The default value is a path to the internal dictionary for Japanese tokenization.

Example: "C:\myDict"

Data Types: char | string

Files containing model extensions (MeCab user dictionary .dic files), specified as a string array, a character vector, or a cell array of character vectors.

Example: "C:\myFile.dic"

Data Types: char | string | cell

Function extracting lemma from MeCab reply, specified as a function handle.

The function must have the form lemmata = fun(words,info), where words is a string vector of tokens and info is a struct with the following fields:

  • Feature – String vector of tokens of the same size as words containing the MeCab output lines in ChaSen format without the split tokens themselves.

  • PartOfSpeech – Numerical code used inside the dictionary for the part-of-speech classification.

The output lemmata is a string array of the same size as words containing the extracted lemmata.

The default lemma extractor is the textanalytics.ja.mecabToLemma function.

Data Types: function_handle

Function extracting part-of-speech information from MeCab reply, specified as a function handle.

The function must have the form posTags = fun(words,info), where words is a string vector of tokens and info is a struct with the following fields:

  • Feature – String vector of tokens of the same size as words containing the MeCab output lines in ChaSen format without the split tokens themselves.

  • PartOfSpeech – Numerical code used inside the dictionary for the part-of-speech classification.

The output posTags is a categorical array of the same size as words containing the extracted part-of-speech tags from the following categories:

  • adjective

  • adposition

  • adverb

  • auxiliary-verb

  • coord-conjunction

  • determiner

  • interjection

  • noun

  • numeral

  • pronoun

  • proper-noun

  • punctuation

  • symbol

  • verb

  • other

The default part-of-speech information extractor is the textanalytics.ja.mecabToPOS function.

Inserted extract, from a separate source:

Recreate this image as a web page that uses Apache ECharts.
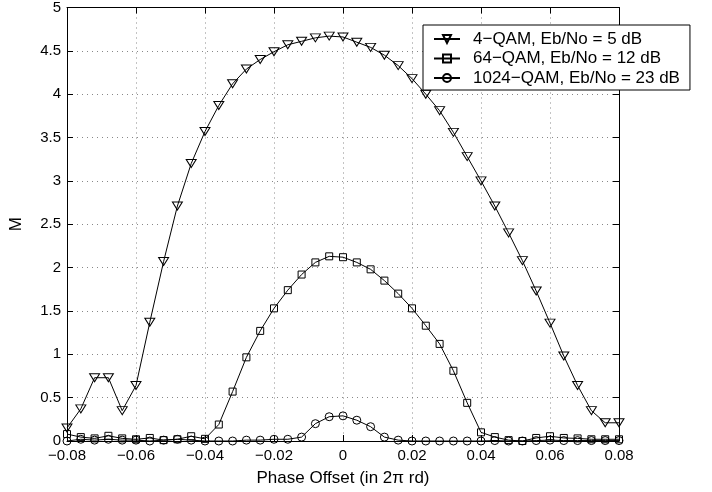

Data Types: function_handle

Function extracting named entity information from MeCab reply, specified as a function handle.

The function must have the form entities = fun(words,info), where words is a string vector of tokens and info is a struct with the following fields:

  • Feature – String vector of tokens of the same size as words containing the MeCab output lines in ChaSen format without the split tokens themselves.

  • PartOfSpeech – Numerical code used inside the dictionary for the part-of-speech classification.

The output entities is a categorical array of the same size as words containing the extracted entities from the following categories:

  • non-entity

  • person

  • organization

  • location

  • other

The default part-of-speech information extractor is the textanalytics.ja.mecabToNER function.

Data Types: function_handle

Examples

collapse all

Create a MecabOptions object containing the default options for Japanese tokenization.

options = mecabOptions
options = 
  MecabOptions with properties:

             Model: "C:\Program Files\MATLAB\R2023a\sys\share\dict-ipadic"
         UserModel: ""
    LemmaExtractor: @textanalytics.ja.mecabToLemma
      POSExtractor: @textanalytics.ja.mecabToPOS
      NERExtractor: @textanalytics.ja.mecabToNER

Tokenize Japanese text using custom MeCab options.

Create a string array of Japanese text.

str = [
    "恋に悩み、苦しむ。"
    "恋の悩みで苦しむ。"
    "空に星が輝き、瞬いている。"
    "空の星が輝きを増している。"];

Create a MecabOptions object and specify a user model as a .dic file using the 'UserModel' option.

options = mecabOptions('UserModel','myFile.dic')
options = 
  MecabOptions with properties:

             Model: "C:\Program Files\MATLAB\R2023a\sys\share\dict-ipadic"
         UserModel: "myFile.dic"
    LemmaExtractor: @textanalytics.ja.mecabToLemma
      POSExtractor: @textanalytics.ja.mecabToPOS
      NERExtractor: @textanalytics.ja.mecabToNER

Tokenize the text using the specified options using the 'TokenizeMethod' option.

documents = tokenizedDocument(str,'TokenizeMethod',options)
documents = 
  4×1 tokenizedDocument:

     6 tokens: 恋 に 悩み 、 苦しむ 。
     6 tokens: 恋 の 悩み で 苦しむ 。
    10 tokens: 空 に 星 が 輝き 、 瞬い て いる 。
    10 tokens: 空 の 星 が 輝き を 増し て いる 。

Version History

Introduced in R2019b